3. The National – Trouble Will Find Me
It would be easy to criticize The National for releasing the same album of mopey, bariton-ey slow burners time after time. And you wouldn’t necessarily be wrong.But you would also be totally wrong. Sometimes limitations lead to the finest art, and in this case they lead to a gorgeous, melancholy masterpiece. And just like Boxer and High Violet, give this one a few listens. The line between boring and essential is sometimes smaller than you think.
Plus the music video for “Sea of Love” is adorable.
2. Chvrches – The Bones of What You Believe
It all started in January with a Buzzfeed post, pairing this gif…
with this song…
and a love affair was born.
Seriously, you guys. Until December…that’s the whole year, I didn’t have a band that I loved more. The Recover EP came out in March, and I rejoiced. Little did I know how good it could get. The Bones of What You Believe released in September and it was all over. The best opening 5 songs…maybe ever? Lyrics that acknowledge how messy relationships are without once dropping into cynicism? The best synthpop this side of Depeche Mode (who they actually toured with)? A lead singer who is adorable? Somehow making the line “I’ll be a thorn in your side, till you die,” romantic? Superlatives fail me.

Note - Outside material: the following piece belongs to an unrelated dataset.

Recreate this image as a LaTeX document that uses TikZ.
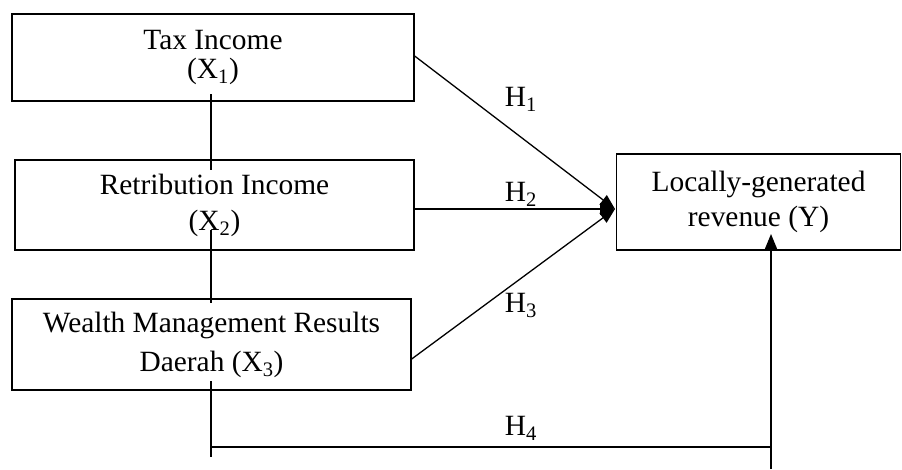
\documentclass[tikz,border=0pt]{standalone}
\usepackage{fontspec}
\setmainfont{Liberation Serif}
\usetikzlibrary{arrows.meta,calc}
\begin{document}
\begin{tikzpicture}[x=1pt,y=-1pt,
  box/.style={draw,line width=1.3pt,inner sep=0pt,align=center,font=\fontsize{29.4}{33}\selectfont},
  conn/.style={line width=1.3pt},
  arr/.style={line width=1.3pt,-{Triangle[length=15pt,width=12pt]}},
  hlab/.style={font=\fontsize{29.4}{33}\selectfont,inner sep=0pt}]
\useasboundingbox (0,0) rectangle (902,469);
\node[box,minimum width=402pt,minimum height=87pt] (x1) at (213,57.5) {Tax Income\\[-4pt](X\textsubscript{1})};
\node[box,minimum width=399pt,minimum height=90pt] (x2) at (214.5,205) {Retribution Income\\[3pt](X\textsubscript{2})};
\node[box,minimum width=399pt,minimum height=91pt] (x3) at (211.5,344.5) {Wealth Management Results\\[6pt]Daerah (X\textsubscript{3})};
\node[box,minimum width=284pt,minimum height=96pt] (y) at (758.5,202) {Locally-generated\\[2pt]revenue (Y)};
\coordinate (a1) at (211,94);
\coordinate (a2) at (211,170);
\coordinate (b1) at (211,230);
\coordinate (b2) at (211,303);
\coordinate (c1) at (211,381);
\coordinate (c2) at (211,457);
\coordinate (c3) at (211,447);
\coordinate (d1) at (771,447);
\coordinate (d2) at (771,469);
\coordinate (yt) at (771,234);
\coordinate (yl) at (615,209);
\draw[conn] (a1) -- (a2);
\draw[conn] (b1) -- (b2);
\draw[conn] (c1) -- (c2);
\draw[conn] (c3) -- (d1);
\draw[arr] (d2) -- (yt);
\draw[arr] (x1.east |- 0,56) -- (yl);
\draw[arr] (x2.east |- 0,209) -- (yl);
\draw[arr] (x3.east |- 0,359) -- (yl);
\node[hlab] (h1) at (521,99) {H\textsubscript{1}};
\node[hlab] (h2) at (521,194) {H\textsubscript{2}};
\node[hlab] (h3) at (521,305) {H\textsubscript{3}};
\node[hlab] (h4) at (521,428) {H\textsubscript{4}};
\end{tikzpicture}
\end{document}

A couple of weaker songs in the back half is the only thing holding it from number one. It is just that good. And “We Sink” is my song of the year. Enjoy.
1. Mutual Benefit – Love’s Crushing Diamond
So…remember that one time I said Chvrches was my favorite 2013 band until December? Remember also that other time I said there was another album in 2013 that took me by surprise?
Well…you want to meet the other album?
Love’s Crushing Diamond is the debut album from Mutual Benefit (multi-instrumentalist Jordan Lee) is only about 30 minutes long, but it is as perfect an indie gem as you are likely to find. If I had to point to one thing that I love, it would be the warmth in this album; it is generous to a fault, and it feels human, and lived in, and poignant, and emotive. At the end of this (admittedly very long) blog post, it’s easy to see that I am a sucker for artists with their hearts on their sleeves, but Mutual Benefit does it better than the rest. It is one of the few albums where I would say you owe it to yourself to listen straight through at least once. It is absolutely worth it.
Happy New Year! May it be a good one.